* _Data extract_

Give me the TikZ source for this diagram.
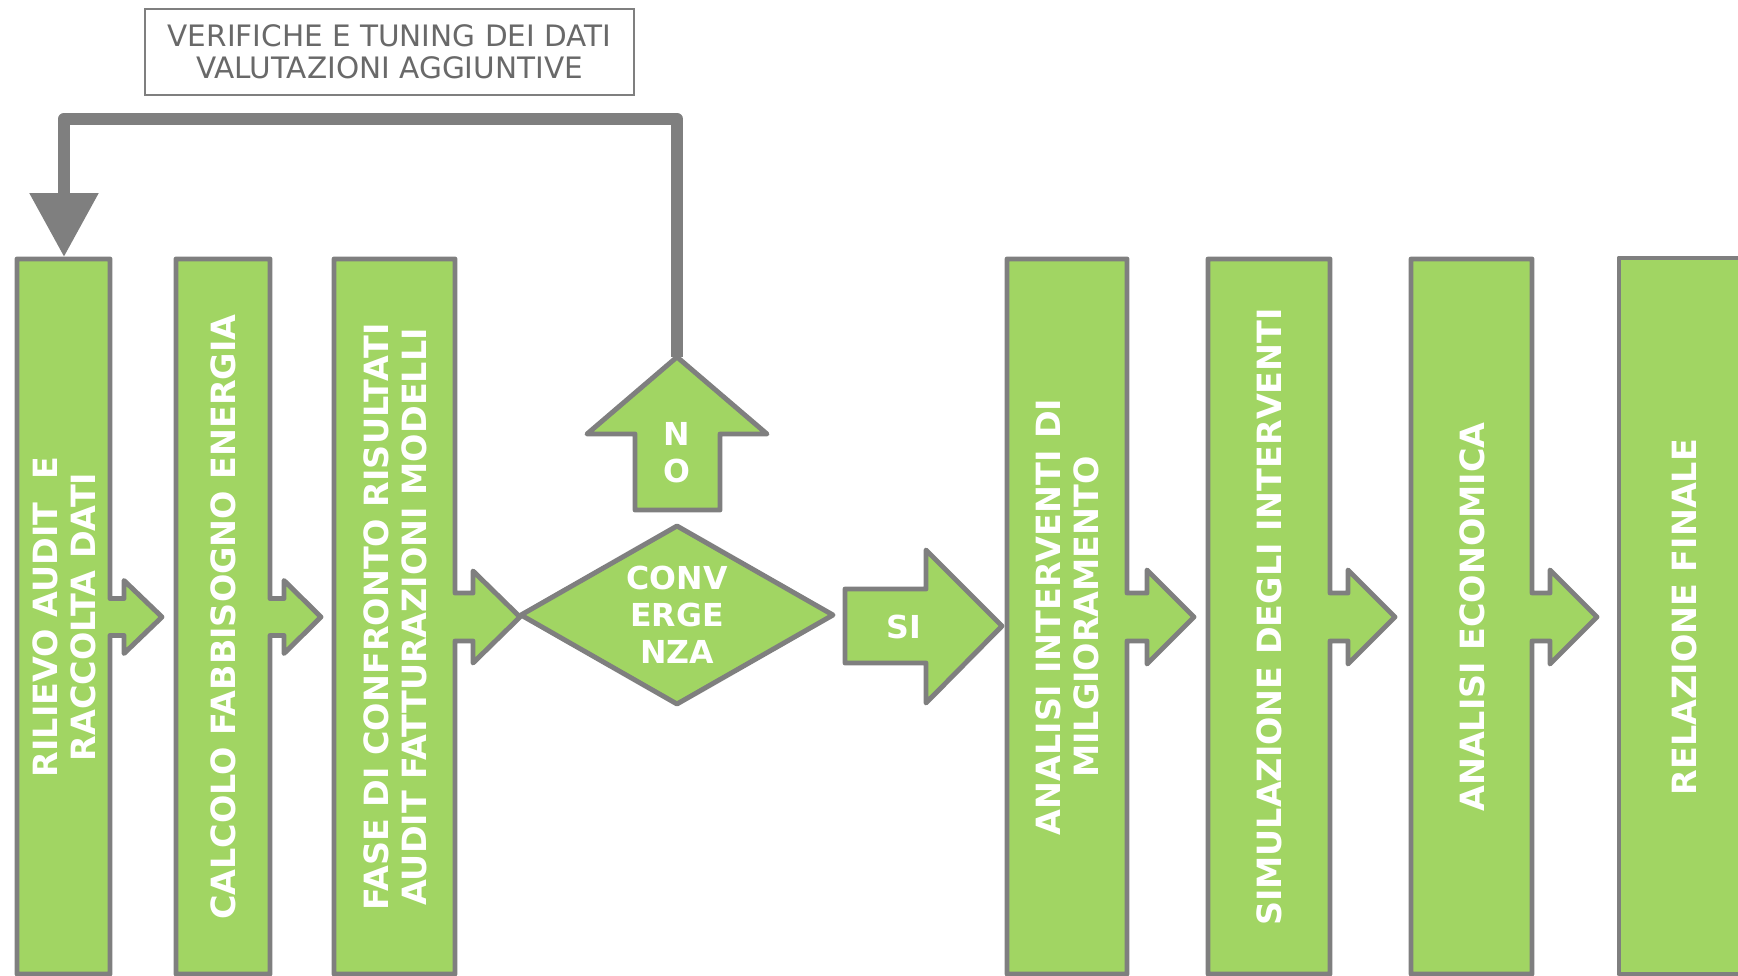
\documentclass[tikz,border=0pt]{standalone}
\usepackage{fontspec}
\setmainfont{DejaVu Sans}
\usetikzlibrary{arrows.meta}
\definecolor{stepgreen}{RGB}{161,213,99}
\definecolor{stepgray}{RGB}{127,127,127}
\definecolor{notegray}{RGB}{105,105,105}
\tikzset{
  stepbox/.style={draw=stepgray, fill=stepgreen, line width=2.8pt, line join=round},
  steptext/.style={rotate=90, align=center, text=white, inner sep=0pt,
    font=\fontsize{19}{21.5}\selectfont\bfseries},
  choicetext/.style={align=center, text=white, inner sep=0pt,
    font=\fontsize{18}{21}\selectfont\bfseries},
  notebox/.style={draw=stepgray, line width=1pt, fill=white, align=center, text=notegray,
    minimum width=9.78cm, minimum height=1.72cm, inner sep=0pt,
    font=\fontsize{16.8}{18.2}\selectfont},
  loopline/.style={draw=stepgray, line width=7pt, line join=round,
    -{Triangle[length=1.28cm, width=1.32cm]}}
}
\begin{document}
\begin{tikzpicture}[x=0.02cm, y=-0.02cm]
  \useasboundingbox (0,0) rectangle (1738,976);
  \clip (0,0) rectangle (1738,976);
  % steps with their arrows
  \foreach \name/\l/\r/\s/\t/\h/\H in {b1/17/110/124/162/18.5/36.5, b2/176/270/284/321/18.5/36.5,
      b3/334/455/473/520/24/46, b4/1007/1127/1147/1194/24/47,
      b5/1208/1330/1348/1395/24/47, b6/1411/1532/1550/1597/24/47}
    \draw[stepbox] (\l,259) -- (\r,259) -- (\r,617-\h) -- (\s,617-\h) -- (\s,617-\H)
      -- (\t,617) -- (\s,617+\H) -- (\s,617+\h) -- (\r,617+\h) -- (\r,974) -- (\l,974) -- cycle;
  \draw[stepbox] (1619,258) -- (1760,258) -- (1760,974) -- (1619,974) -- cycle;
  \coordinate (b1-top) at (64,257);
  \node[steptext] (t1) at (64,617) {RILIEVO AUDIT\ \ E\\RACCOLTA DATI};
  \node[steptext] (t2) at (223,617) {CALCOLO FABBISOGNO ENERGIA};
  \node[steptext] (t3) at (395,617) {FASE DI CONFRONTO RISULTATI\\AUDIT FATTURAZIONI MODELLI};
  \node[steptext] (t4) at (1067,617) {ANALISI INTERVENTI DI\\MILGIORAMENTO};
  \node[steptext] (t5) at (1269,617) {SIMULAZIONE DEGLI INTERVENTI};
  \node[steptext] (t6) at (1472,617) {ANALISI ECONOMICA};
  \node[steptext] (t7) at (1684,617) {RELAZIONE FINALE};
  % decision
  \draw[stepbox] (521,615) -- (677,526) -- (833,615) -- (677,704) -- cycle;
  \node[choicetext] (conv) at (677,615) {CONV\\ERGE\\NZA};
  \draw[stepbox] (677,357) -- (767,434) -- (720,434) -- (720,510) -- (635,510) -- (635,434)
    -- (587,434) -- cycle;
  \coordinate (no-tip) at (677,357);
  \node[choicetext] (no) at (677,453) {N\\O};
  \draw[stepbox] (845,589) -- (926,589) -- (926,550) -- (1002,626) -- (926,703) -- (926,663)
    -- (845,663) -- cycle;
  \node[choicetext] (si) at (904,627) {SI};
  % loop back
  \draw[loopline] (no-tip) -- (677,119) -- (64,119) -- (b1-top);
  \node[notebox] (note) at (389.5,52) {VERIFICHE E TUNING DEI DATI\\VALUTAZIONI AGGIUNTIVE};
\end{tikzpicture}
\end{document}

* _What the task requires_
Word for word, quote the lines above. Omit the pictures.

* _Answer to the problem_
Give me the TikZ source for this diagram.
\documentclass[tikz,border=0pt]{standalone}
\usepackage{fontspec}
\setmainfont{DejaVu Sans}
\usetikzlibrary{arrows.meta}
\definecolor{stepgreen}{RGB}{161,213,99}
\definecolor{stepgray}{RGB}{127,127,127}
\definecolor{notegray}{RGB}{105,105,105}
\tikzset{
  stepbox/.style={draw=stepgray, fill=stepgreen, line width=2.8pt, line join=round},
  steptext/.style={rotate=90, align=center, text=white, inner sep=0pt,
    font=\fontsize{19}{21.5}\selectfont\bfseries},
  choicetext/.style={align=center, text=white, inner sep=0pt,
    font=\fontsize{18}{21}\selectfont\bfseries},
  notebox/.style={draw=stepgray, line width=1pt, fill=white, align=center, text=notegray,
    minimum width=9.78cm, minimum height=1.72cm, inner sep=0pt,
    font=\fontsize{16.8}{18.2}\selectfont},
  loopline/.style={draw=stepgray, line width=7pt, line join=round,
    -{Triangle[length=1.28cm, width=1.32cm]}}
}
\begin{document}
\begin{tikzpicture}[x=0.02cm, y=-0.02cm]
  \useasboundingbox (0,0) rectangle (1738,976);
  \clip (0,0) rectangle (1738,976);
  % steps with their arrows
  \foreach \name/\l/\r/\s/\t/\h/\H in {b1/17/110/124/162/18.5/36.5, b2/176/270/284/321/18.5/36.5,
      b3/334/455/473/520/24/46, b4/1007/1127/1147/1194/24/47,
      b5/1208/1330/1348/1395/24/47, b6/1411/1532/1550/1597/24/47}
    \draw[stepbox] (\l,259) -- (\r,259) -- (\r,617-\h) -- (\s,617-\h) -- (\s,617-\H)
      -- (\t,617) -- (\s,617+\H) -- (\s,617+\h) -- (\r,617+\h) -- (\r,974) -- (\l,974) -- cycle;
  \draw[stepbox] (1619,258) -- (1760,258) -- (1760,974) -- (1619,974) -- cycle;
  \coordinate (b1-top) at (64,257);
  \node[steptext] (t1) at (64,617) {RILIEVO AUDIT\ \ E\\RACCOLTA DATI};
  \node[steptext] (t2) at (223,617) {CALCOLO FABBISOGNO ENERGIA};
  \node[steptext] (t3) at (395,617) {FASE DI CONFRONTO RISULTATI\\AUDIT FATTURAZIONI MODELLI};
  \node[steptext] (t4) at (1067,617) {ANALISI INTERVENTI DI\\MILGIORAMENTO};
  \node[steptext] (t5) at (1269,617) {SIMULAZIONE DEGLI INTERVENTI};
  \node[steptext] (t6) at (1472,617) {ANALISI ECONOMICA};
  \node[steptext] (t7) at (1684,617) {RELAZIONE FINALE};
  % decision
  \draw[stepbox] (521,615) -- (677,526) -- (833,615) -- (677,704) -- cycle;
  \node[choicetext] (conv) at (677,615) {CONV\\ERGE\\NZA};
  \draw[stepbox] (677,357) -- (767,434) -- (720,434) -- (720,510) -- (635,510) -- (635,434)
    -- (587,434) -- cycle;
  \coordinate (no-tip) at (677,357);
  \node[choicetext] (no) at (677,453) {N\\O};
  \draw[stepbox] (845,589) -- (926,589) -- (926,550) -- (1002,626) -- (926,703) -- (926,663)
    -- (845,663) -- cycle;
  \node[choicetext] (si) at (904,627) {SI};
  % loop back
  \draw[loopline] (no-tip) -- (677,119) -- (64,119) -- (b1-top);
  \node[notebox] (note) at (389.5,52) {VERIFICHE E TUNING DEI DATI\\VALUTAZIONI AGGIUNTIVE};
\end{tikzpicture}
\end{document}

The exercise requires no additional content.